Exercise:
In the listing below, locate the line with "Write the Altair code for this chart." and the line with "base = alt.Chart(df)", then output both and everything between them exactly, minus any pictures.
## Begin Exercise inputs
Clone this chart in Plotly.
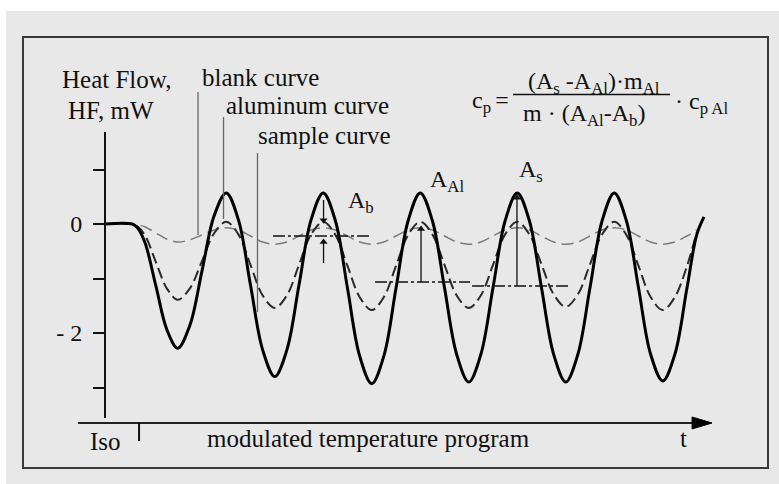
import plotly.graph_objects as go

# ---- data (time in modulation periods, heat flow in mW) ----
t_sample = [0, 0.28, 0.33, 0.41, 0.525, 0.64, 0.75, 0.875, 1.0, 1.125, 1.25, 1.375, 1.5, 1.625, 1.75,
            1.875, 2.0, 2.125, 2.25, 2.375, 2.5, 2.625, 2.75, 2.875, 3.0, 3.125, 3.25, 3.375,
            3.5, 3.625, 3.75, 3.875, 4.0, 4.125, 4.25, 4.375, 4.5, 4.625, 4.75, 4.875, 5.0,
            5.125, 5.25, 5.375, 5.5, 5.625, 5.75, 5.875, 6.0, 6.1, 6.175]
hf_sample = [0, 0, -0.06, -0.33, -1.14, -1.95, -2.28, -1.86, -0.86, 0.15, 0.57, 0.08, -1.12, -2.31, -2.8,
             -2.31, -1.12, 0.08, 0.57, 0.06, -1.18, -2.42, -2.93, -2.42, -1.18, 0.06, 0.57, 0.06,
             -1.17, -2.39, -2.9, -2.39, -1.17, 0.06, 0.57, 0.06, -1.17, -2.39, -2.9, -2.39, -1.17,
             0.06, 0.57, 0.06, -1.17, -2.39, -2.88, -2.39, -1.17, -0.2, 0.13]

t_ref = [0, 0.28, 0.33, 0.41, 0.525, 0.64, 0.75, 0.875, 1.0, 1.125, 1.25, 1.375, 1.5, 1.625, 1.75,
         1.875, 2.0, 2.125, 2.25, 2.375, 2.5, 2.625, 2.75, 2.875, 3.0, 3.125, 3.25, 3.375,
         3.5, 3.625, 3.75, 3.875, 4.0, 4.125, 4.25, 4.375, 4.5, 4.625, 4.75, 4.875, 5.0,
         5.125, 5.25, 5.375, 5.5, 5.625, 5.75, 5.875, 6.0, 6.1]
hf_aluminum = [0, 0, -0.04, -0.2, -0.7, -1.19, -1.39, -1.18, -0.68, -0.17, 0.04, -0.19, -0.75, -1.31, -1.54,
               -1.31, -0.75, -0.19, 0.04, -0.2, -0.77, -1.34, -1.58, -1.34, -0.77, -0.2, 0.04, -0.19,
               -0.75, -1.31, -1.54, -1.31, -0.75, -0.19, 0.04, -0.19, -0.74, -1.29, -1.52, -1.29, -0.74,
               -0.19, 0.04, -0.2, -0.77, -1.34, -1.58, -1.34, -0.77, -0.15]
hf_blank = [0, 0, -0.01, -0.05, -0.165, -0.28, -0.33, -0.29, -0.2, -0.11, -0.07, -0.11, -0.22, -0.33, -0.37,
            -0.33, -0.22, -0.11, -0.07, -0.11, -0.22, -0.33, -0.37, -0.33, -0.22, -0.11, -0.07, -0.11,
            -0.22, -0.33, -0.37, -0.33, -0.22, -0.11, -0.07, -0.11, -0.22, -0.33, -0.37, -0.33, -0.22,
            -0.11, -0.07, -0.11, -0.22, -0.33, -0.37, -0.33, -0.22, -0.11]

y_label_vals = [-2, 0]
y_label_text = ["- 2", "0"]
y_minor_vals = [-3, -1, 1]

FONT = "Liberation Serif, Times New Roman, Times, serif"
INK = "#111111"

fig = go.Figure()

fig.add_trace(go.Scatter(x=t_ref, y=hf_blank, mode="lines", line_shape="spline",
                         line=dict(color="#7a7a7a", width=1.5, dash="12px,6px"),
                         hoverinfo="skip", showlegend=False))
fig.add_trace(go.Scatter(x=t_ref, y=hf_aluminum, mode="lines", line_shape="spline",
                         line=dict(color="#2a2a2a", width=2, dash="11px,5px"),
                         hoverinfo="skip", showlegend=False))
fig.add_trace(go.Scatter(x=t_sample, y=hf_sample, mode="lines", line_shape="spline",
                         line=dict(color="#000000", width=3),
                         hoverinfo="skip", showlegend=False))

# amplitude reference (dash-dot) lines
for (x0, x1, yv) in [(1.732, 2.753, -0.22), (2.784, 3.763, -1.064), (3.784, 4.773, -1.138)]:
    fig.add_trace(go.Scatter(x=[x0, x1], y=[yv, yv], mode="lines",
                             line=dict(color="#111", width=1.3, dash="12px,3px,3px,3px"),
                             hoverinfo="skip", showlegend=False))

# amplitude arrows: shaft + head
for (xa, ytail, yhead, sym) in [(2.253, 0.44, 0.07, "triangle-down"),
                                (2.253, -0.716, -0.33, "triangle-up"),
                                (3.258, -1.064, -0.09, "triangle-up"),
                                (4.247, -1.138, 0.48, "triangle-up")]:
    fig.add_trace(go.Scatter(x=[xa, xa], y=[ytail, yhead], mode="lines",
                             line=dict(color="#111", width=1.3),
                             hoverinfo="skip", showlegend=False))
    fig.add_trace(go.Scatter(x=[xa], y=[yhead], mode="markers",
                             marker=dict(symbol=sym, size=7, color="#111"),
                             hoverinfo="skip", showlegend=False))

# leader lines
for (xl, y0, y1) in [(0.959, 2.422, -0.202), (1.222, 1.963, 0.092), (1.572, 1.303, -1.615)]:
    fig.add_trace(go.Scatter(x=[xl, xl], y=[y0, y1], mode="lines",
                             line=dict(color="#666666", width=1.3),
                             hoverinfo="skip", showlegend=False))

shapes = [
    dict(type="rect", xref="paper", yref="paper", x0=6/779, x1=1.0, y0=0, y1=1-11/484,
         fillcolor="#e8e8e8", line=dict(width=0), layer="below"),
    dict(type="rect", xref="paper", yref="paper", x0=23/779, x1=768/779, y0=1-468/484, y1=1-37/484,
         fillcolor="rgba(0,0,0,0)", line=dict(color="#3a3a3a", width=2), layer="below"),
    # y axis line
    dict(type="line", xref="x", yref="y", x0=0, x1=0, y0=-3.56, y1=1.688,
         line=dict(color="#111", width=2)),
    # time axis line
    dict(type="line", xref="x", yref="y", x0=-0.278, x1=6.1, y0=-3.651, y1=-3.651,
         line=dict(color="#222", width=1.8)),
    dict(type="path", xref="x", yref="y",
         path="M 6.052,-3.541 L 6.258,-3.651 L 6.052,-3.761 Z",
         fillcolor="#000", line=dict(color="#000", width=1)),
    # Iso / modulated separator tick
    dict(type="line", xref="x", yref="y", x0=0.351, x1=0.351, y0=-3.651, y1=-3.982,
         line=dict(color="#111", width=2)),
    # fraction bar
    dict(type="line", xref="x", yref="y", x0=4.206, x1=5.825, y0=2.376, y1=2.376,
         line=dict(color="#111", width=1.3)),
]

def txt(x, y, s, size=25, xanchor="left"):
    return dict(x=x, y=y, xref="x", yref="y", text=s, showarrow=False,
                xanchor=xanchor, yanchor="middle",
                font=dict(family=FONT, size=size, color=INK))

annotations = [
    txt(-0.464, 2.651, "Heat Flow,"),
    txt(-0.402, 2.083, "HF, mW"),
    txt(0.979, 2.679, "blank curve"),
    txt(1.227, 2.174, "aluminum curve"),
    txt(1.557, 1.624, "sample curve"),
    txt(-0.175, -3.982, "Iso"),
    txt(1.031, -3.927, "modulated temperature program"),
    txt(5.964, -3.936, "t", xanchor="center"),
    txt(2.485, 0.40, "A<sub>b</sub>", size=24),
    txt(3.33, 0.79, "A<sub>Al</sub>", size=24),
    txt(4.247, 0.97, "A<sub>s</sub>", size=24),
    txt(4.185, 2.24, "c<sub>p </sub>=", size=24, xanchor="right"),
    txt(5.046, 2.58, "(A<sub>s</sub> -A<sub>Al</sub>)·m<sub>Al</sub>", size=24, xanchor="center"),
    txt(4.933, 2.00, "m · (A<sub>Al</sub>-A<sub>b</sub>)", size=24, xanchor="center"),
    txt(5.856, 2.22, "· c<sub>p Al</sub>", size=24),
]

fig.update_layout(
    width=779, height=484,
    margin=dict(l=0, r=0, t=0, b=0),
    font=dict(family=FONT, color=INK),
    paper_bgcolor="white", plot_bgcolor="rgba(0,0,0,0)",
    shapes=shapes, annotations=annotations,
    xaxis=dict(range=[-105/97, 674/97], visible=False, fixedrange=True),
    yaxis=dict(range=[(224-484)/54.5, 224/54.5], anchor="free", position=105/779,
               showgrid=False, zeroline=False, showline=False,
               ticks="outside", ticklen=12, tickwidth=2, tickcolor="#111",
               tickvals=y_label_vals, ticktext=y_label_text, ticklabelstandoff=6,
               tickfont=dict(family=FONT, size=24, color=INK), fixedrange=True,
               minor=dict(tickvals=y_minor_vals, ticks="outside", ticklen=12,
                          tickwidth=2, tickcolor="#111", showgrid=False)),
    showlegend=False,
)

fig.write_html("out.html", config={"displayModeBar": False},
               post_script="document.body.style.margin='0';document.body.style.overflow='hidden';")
## End Exercise inputs
## Begin Exercise inputs
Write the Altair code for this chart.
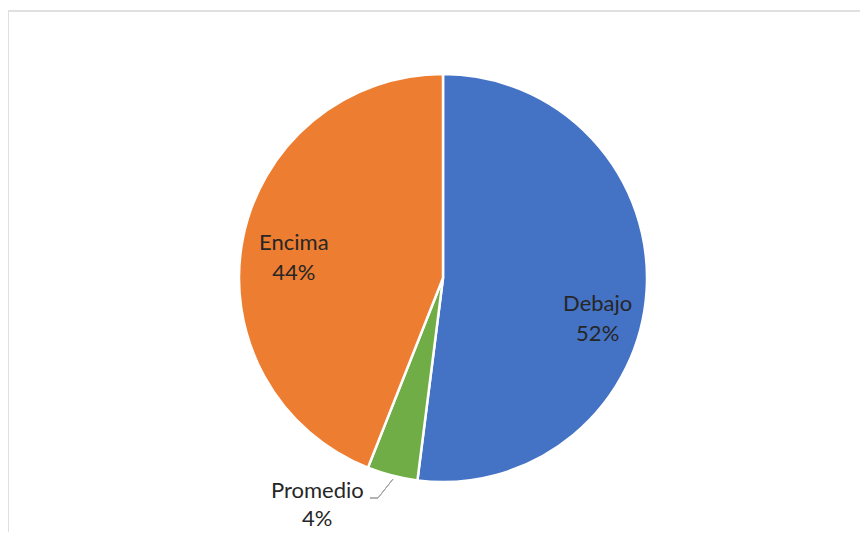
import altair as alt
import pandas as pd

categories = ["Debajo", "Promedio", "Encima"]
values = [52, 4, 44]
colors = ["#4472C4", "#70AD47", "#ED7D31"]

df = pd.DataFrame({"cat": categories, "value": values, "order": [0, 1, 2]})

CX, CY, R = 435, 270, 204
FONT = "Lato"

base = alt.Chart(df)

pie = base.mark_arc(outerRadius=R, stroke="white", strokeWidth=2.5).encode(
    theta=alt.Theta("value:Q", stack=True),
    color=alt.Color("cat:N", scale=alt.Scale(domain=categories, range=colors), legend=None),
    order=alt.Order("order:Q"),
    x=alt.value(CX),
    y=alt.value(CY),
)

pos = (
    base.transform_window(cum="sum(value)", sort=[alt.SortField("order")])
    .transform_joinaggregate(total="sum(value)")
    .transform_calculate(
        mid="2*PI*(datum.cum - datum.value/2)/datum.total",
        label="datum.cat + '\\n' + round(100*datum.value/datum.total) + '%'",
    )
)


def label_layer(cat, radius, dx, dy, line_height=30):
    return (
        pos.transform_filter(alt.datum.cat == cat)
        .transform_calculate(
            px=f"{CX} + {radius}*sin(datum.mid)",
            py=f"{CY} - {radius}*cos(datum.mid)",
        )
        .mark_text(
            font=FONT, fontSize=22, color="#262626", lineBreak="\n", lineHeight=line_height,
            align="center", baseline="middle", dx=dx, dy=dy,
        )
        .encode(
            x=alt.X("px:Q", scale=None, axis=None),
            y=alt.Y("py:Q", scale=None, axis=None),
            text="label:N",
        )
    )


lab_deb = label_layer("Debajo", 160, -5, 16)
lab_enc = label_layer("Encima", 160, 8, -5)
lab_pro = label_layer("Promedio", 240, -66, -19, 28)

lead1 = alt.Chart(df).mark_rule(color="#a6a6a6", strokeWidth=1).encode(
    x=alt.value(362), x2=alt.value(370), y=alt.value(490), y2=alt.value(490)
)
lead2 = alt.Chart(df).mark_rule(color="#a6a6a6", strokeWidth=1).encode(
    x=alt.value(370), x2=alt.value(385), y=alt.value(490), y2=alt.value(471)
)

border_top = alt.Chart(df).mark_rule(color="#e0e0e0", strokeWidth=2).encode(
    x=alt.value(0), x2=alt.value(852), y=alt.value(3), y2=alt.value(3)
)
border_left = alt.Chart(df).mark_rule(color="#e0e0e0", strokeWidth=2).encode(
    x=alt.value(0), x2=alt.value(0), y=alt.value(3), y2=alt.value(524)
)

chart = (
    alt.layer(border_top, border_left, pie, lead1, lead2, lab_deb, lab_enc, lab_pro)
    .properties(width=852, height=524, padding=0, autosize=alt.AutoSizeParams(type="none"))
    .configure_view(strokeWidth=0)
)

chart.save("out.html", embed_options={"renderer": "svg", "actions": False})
## End Exercise inputs
Solution for this task:
Write the Altair code for this chart.
import altair as alt
import pandas as pd

categories = ["Debajo", "Promedio", "Encima"]
values = [52, 4, 44]
colors = ["#4472C4", "#70AD47", "#ED7D31"]

df = pd.DataFrame({"cat": categories, "value": values, "order": [0, 1, 2]})

CX, CY, R = 435, 270, 204
FONT = "Lato"

base = alt.Chart(df)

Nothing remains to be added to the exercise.